I don’t say anything, because I’ve heard this sermon before.
“Lucky for you,” the doctor adds, “you’ll probably live another sixty or seventy years. You’ve got time. I hope, though, that the right girl comes along when you’re finally ready to set down this burden—and not beforehand. Timing is everything. Hockey players know that even better than me.”
“Yessir,” I agree, glancing at my watch. Maybe he’ll move on to torturing someone else now.
“Is there anything I can do for you?” he asks.
I shake my head quickly. “Not unless you know where I can find a peanut butter and strawberry jam sandwich between touchdown and warmups.”
The shrink looks thoughtful. “Tell you what. I’ll go find you one myself.”
“Really?” Now that’s full service.
“Sure. If you can explain why it matters.”
“Oh.” I chuckle. But then I open my mouth and nothing comes out. How can I explain something so obvious? “Do you give all the guys a hard time about their superstitions? I hear Leo has a lucky jock strap.”

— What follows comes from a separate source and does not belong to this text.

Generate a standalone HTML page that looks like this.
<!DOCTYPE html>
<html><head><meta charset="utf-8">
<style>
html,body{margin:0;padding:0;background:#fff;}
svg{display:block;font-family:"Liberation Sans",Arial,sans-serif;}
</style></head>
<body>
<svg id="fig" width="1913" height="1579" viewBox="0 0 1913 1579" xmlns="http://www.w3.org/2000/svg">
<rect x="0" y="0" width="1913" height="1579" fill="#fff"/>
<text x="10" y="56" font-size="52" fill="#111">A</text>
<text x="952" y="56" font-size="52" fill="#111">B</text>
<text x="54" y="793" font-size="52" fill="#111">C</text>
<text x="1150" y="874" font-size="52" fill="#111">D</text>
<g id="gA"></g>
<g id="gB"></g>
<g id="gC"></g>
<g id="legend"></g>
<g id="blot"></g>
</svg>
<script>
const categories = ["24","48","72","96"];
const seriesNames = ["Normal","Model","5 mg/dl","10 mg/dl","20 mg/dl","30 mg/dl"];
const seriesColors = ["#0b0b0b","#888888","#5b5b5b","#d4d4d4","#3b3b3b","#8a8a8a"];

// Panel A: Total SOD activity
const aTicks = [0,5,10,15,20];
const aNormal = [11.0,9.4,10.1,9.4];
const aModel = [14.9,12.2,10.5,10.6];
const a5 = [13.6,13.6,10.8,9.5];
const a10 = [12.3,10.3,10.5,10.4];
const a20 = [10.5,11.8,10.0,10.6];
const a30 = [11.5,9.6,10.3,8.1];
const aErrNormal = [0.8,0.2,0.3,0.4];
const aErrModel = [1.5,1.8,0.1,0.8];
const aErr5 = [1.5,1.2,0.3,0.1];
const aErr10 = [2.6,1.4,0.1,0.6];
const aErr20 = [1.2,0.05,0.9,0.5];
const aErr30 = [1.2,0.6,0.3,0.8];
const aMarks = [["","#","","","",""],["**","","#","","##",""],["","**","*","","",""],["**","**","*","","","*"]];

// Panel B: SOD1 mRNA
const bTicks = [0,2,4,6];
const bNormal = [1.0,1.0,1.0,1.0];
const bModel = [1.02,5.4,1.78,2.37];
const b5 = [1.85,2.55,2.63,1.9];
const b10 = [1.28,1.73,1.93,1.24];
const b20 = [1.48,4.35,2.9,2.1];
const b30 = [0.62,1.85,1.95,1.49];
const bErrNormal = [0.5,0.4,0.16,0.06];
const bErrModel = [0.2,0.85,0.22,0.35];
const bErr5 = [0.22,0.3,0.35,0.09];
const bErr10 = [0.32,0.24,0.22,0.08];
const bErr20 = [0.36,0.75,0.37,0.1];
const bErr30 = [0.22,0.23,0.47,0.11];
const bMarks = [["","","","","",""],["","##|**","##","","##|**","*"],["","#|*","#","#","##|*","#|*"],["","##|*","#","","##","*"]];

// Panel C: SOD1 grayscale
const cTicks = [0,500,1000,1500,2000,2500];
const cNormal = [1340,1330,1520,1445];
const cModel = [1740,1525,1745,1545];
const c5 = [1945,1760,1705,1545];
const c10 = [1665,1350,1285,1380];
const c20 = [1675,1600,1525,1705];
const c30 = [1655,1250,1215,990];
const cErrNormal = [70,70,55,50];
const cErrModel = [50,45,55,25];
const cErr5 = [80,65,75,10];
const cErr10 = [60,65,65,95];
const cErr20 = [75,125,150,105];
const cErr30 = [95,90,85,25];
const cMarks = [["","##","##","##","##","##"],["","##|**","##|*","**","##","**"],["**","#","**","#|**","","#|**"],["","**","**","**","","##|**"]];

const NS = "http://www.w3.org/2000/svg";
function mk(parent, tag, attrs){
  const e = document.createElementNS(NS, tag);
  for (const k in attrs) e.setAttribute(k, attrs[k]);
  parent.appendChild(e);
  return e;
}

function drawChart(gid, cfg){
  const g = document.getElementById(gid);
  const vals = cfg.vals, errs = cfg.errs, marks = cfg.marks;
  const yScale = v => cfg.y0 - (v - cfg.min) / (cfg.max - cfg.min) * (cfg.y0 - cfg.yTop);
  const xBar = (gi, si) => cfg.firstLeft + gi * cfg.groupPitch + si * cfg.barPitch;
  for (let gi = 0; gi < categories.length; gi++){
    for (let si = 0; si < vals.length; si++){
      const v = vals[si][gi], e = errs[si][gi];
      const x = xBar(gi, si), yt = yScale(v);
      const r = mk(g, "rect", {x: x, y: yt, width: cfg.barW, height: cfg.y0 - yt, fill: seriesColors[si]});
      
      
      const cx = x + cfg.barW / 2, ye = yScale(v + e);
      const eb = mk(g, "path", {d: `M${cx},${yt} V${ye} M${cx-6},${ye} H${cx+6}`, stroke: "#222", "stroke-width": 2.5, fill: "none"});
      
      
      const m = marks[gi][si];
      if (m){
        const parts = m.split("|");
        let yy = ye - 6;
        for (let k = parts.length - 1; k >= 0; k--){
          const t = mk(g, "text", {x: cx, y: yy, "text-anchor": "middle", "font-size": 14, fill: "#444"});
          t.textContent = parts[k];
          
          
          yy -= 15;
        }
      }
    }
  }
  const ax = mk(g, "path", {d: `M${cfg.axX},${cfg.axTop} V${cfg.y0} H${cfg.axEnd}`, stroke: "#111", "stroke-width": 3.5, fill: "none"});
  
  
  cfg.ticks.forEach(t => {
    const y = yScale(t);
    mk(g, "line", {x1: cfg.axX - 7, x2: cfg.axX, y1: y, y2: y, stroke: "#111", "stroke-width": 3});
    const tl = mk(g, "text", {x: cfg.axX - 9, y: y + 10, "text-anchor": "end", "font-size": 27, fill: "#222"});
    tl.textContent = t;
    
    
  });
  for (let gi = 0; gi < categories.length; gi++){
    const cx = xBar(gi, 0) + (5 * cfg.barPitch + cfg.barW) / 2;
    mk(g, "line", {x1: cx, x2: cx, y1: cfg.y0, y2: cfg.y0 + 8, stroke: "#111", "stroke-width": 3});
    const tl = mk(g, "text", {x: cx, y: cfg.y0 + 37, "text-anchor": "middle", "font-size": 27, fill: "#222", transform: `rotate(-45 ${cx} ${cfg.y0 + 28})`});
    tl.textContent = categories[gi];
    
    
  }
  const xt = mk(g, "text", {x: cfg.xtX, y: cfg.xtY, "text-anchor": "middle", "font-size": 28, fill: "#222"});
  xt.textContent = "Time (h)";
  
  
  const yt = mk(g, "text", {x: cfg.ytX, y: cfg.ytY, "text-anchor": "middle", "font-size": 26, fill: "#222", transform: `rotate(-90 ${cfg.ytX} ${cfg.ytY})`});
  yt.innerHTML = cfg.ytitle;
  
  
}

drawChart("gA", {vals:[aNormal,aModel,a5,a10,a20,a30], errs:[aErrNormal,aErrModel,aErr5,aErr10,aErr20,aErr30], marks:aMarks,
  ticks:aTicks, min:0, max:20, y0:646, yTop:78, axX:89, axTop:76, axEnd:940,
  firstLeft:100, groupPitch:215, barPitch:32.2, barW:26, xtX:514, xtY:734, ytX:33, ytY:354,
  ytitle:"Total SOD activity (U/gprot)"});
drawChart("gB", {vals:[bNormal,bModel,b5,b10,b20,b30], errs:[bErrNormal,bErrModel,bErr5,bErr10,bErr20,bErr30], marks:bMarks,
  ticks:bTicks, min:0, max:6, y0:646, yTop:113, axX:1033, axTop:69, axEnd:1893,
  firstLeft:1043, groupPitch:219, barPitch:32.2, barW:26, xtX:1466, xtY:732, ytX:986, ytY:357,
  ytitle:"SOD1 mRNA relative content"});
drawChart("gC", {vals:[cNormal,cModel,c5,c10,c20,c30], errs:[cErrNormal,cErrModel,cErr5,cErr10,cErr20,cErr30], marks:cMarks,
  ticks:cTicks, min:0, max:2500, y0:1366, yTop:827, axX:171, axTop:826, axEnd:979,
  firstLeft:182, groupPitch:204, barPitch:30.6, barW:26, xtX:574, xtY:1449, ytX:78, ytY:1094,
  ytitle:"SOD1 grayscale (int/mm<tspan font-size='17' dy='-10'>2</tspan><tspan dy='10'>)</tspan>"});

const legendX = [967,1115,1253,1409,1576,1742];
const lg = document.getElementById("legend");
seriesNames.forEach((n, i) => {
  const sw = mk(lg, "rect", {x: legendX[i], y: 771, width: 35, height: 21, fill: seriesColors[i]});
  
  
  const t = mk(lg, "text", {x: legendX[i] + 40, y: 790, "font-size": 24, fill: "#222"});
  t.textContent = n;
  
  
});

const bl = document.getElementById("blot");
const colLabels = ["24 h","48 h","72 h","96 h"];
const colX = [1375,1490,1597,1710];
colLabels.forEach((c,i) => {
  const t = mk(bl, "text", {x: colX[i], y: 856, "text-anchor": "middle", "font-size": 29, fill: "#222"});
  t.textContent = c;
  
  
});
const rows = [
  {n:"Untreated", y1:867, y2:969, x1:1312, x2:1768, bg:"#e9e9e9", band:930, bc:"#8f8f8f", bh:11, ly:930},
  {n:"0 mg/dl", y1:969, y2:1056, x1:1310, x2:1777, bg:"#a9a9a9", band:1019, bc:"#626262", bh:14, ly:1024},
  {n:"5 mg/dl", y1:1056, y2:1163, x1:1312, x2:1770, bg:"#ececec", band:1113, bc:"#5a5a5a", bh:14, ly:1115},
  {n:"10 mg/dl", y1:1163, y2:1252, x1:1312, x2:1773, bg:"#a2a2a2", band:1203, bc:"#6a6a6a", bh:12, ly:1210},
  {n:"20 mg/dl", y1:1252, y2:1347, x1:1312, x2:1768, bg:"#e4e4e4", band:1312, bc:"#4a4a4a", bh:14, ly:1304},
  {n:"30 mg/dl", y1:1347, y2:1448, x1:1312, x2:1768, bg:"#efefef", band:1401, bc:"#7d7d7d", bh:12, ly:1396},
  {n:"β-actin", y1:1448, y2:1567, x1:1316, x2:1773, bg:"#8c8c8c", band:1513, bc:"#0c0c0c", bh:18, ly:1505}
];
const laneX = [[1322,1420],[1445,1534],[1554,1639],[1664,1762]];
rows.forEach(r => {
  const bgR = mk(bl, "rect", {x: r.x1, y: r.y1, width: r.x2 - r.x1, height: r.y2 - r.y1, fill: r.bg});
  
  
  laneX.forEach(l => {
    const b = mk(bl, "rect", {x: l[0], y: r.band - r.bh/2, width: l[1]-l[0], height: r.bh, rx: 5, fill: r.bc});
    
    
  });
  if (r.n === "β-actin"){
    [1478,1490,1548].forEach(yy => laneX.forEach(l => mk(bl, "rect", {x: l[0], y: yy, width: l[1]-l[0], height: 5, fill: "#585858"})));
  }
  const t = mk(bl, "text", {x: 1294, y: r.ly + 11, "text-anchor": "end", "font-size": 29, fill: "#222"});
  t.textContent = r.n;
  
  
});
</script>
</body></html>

“Nah. I’m used to athletes and their superstitions. But yours is the only one I know that’s a talisman from beyond the great divide.”
Oh Christ. “It’s…a reminder to live up to my full potential. My career has been on an upward trajectory since I started eating that sandwich before games.”
“Here’s the thing,” the shrink says, sitting back in his chair. “Nobody’s career goes only in one direction. Ask your friend Bayer about that. And then ask yourself why you think you don’t deserve a living, breathing girlfriend, but you can’t live without a sandwich from a dead girl.”
“Um…” Does he really expect an answer? “Okay. Will do.”
“Good.”
A beat of silence passes. “So… Are you really going to find it for me?”
Mulvey puts his head in his hands. “Sure, kid. I’ll get it somewhere after I check in to the hotel.”